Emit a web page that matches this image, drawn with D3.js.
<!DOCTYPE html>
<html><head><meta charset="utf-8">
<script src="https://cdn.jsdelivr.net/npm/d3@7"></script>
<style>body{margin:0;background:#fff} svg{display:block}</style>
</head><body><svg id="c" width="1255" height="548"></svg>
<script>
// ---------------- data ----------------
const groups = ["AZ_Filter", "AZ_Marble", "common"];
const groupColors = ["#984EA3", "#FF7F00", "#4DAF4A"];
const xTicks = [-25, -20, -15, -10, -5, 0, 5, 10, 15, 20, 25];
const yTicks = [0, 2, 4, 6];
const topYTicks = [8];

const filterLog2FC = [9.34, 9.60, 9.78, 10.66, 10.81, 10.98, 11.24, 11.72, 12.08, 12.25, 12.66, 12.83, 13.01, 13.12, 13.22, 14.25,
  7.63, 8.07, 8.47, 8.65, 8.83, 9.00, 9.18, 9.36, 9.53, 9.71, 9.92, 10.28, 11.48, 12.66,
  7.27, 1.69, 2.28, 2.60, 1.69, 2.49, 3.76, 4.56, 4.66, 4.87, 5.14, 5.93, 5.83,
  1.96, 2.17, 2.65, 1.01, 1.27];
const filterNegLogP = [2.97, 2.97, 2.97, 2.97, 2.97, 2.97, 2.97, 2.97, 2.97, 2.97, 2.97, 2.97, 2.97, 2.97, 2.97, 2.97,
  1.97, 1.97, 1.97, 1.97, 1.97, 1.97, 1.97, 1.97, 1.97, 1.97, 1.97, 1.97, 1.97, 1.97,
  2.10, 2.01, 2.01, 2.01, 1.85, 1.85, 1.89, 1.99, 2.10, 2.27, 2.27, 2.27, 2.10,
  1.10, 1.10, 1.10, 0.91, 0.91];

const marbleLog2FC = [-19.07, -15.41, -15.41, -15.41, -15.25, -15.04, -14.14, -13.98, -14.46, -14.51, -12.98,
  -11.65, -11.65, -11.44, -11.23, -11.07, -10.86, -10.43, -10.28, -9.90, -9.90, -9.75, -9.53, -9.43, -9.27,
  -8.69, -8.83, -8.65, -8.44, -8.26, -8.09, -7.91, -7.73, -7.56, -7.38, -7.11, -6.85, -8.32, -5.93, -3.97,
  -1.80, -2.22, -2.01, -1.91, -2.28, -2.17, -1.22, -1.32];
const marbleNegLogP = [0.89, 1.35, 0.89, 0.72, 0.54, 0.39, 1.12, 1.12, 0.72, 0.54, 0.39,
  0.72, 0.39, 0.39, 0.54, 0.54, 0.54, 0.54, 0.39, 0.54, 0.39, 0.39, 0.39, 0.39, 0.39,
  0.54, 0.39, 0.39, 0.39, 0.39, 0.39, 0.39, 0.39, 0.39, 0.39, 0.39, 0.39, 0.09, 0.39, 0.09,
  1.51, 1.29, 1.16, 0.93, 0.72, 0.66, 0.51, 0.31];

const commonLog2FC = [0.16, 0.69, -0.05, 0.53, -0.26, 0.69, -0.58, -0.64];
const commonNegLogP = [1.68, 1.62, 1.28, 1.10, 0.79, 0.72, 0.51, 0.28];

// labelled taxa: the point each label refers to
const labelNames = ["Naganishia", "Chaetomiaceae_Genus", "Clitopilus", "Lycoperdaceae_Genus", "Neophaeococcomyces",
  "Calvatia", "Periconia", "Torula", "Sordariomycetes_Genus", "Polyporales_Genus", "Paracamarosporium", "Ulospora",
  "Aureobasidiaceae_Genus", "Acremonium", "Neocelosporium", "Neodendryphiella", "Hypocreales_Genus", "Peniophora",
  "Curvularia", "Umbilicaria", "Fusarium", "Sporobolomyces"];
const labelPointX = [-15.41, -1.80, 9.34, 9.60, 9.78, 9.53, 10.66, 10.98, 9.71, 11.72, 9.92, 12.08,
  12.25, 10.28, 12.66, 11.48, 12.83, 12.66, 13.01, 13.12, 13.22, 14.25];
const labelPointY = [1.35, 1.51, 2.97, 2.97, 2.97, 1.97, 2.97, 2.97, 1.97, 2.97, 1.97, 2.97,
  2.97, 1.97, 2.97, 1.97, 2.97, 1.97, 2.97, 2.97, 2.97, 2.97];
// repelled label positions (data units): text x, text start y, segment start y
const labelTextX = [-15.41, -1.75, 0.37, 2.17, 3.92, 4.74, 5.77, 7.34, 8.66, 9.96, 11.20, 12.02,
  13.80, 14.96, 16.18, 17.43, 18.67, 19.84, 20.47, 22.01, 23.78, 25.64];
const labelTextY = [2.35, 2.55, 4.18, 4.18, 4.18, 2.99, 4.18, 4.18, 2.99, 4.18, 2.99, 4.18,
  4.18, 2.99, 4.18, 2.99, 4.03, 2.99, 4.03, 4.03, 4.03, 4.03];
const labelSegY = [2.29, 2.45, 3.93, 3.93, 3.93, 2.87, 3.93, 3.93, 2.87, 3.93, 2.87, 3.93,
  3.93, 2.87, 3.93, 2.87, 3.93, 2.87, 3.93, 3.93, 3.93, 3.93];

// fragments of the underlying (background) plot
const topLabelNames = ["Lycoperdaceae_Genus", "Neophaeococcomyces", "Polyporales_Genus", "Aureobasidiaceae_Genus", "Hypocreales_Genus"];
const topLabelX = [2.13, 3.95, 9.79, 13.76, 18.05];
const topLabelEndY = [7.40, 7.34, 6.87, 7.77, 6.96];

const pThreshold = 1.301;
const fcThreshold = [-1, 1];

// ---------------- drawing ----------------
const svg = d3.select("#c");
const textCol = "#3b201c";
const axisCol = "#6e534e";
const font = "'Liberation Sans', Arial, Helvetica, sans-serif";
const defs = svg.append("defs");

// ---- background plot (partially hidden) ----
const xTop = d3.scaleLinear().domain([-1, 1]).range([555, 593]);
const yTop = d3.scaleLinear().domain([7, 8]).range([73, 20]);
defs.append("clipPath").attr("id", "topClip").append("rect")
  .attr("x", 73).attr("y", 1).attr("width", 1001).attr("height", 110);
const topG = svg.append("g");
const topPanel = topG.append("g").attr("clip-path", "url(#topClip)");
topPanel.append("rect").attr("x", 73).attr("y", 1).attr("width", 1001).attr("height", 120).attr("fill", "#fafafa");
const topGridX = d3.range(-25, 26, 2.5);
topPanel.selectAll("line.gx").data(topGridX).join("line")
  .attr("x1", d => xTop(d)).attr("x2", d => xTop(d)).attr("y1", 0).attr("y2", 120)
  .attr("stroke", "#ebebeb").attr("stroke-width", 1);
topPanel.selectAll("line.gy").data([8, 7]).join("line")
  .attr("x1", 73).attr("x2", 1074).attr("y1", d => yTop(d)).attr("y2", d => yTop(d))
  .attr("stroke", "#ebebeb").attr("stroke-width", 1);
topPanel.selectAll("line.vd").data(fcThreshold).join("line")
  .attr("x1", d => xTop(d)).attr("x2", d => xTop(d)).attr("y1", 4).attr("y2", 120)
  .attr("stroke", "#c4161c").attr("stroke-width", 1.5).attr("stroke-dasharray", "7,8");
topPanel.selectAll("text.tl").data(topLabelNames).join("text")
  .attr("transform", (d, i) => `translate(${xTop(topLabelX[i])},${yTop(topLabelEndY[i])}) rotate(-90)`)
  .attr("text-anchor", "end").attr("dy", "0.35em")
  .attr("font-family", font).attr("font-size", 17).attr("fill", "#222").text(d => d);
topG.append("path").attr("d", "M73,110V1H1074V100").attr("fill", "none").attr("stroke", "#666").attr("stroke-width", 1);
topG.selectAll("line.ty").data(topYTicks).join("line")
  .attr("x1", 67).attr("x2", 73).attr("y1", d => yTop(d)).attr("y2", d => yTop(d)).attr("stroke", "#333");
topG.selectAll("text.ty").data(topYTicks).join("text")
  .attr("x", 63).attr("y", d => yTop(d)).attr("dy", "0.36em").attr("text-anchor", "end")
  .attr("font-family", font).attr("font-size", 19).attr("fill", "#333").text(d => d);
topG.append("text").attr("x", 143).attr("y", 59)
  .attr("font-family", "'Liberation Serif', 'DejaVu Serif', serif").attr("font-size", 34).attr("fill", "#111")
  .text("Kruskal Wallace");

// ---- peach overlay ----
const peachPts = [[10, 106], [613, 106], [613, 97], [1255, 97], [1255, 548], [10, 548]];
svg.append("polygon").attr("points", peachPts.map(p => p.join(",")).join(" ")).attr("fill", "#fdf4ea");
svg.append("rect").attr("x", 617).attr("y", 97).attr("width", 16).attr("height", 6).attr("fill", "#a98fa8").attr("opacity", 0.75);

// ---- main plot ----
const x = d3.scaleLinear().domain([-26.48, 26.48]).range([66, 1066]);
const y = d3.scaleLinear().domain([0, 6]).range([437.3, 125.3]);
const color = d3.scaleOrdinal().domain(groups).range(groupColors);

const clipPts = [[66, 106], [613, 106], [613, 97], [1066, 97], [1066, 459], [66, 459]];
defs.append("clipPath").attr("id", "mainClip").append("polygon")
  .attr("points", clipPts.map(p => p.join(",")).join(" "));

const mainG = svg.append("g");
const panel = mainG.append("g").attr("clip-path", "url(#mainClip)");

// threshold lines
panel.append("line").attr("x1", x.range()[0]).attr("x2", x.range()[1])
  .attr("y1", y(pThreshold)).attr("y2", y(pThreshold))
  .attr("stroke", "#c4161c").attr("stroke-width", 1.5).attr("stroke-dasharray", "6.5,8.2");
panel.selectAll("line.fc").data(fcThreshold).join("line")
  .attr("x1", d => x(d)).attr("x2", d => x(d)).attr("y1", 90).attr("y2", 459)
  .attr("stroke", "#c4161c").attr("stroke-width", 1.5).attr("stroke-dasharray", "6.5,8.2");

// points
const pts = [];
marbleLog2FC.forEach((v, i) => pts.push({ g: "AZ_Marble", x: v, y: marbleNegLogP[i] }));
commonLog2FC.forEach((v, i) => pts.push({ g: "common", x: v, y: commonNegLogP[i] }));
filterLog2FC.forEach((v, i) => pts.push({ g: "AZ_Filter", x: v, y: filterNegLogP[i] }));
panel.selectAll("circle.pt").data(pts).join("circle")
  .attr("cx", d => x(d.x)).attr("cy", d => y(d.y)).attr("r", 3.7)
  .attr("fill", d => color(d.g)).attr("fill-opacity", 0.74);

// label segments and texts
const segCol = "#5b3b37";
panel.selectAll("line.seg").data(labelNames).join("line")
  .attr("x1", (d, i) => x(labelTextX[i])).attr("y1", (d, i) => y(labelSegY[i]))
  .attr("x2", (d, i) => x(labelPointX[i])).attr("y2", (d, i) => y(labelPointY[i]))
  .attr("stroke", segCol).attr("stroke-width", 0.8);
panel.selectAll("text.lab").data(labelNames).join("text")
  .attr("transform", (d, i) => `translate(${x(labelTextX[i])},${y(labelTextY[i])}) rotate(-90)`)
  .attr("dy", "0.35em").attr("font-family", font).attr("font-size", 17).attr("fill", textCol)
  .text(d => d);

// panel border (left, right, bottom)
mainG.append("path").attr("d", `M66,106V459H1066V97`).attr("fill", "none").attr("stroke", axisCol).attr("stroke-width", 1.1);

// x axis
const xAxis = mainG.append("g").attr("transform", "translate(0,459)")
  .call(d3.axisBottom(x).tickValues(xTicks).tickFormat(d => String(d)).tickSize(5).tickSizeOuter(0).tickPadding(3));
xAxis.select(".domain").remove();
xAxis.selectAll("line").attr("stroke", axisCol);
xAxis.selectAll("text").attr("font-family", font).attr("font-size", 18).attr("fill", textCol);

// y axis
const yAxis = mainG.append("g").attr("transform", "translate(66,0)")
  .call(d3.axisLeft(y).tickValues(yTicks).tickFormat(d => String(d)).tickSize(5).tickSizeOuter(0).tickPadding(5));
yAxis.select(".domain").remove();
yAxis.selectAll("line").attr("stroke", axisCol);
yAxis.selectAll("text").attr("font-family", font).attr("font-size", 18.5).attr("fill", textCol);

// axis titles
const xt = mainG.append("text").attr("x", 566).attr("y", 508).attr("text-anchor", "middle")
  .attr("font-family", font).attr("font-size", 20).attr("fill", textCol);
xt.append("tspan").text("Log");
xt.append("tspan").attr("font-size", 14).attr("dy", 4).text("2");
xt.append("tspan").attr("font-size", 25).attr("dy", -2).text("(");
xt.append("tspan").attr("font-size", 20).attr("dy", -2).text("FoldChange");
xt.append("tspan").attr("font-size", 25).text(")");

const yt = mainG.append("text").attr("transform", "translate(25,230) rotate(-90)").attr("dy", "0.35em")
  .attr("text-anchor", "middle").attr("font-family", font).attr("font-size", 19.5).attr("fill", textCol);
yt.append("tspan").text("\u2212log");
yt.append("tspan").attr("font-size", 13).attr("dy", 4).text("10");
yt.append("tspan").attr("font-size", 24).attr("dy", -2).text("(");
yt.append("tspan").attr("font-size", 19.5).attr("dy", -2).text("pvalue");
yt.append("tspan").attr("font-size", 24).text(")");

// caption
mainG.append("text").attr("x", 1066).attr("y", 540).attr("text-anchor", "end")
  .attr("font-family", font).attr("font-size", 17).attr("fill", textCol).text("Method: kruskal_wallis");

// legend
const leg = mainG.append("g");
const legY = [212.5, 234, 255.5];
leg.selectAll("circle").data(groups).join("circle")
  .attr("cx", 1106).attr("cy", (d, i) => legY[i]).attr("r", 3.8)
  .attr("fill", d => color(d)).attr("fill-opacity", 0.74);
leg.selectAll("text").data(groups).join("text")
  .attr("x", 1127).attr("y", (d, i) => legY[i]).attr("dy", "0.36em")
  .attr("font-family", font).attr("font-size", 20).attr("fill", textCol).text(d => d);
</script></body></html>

Aim of the task => Output exactly the leading lines of the data, up to and including the line marked by "1.10, 1.10, 1.10, 0.91, 0.91];".

Exercise solution =>
Emit a web page that matches this image, drawn with D3.js.
<!DOCTYPE html>
<html><head><meta charset="utf-8">
<script src="https://cdn.jsdelivr.net/npm/d3@7"></script>
<style>body{margin:0;background:#fff} svg{display:block}</style>
</head><body><svg id="c" width="1255" height="548"></svg>
<script>
// ---------------- data ----------------
const groups = ["AZ_Filter", "AZ_Marble", "common"];
const groupColors = ["#984EA3", "#FF7F00", "#4DAF4A"];
const xTicks = [-25, -20, -15, -10, -5, 0, 5, 10, 15, 20, 25];
const yTicks = [0, 2, 4, 6];
const topYTicks = [8];

const filterLog2FC = [9.34, 9.60, 9.78, 10.66, 10.81, 10.98, 11.24, 11.72, 12.08, 12.25, 12.66, 12.83, 13.01, 13.12, 13.22, 14.25,
  7.63, 8.07, 8.47, 8.65, 8.83, 9.00, 9.18, 9.36, 9.53, 9.71, 9.92, 10.28, 11.48, 12.66,
  7.27, 1.69, 2.28, 2.60, 1.69, 2.49, 3.76, 4.56, 4.66, 4.87, 5.14, 5.93, 5.83,
  1.96, 2.17, 2.65, 1.01, 1.27];
const filterNegLogP = [2.97, 2.97, 2.97, 2.97, 2.97, 2.97, 2.97, 2.97, 2.97, 2.97, 2.97, 2.97, 2.97, 2.97, 2.97, 2.97,
  1.97, 1.97, 1.97, 1.97, 1.97, 1.97, 1.97, 1.97, 1.97, 1.97, 1.97, 1.97, 1.97, 1.97,
  2.10, 2.01, 2.01, 2.01, 1.85, 1.85, 1.89, 1.99, 2.10, 2.27, 2.27, 2.27, 2.10,
  1.10, 1.10, 1.10, 0.91, 0.91];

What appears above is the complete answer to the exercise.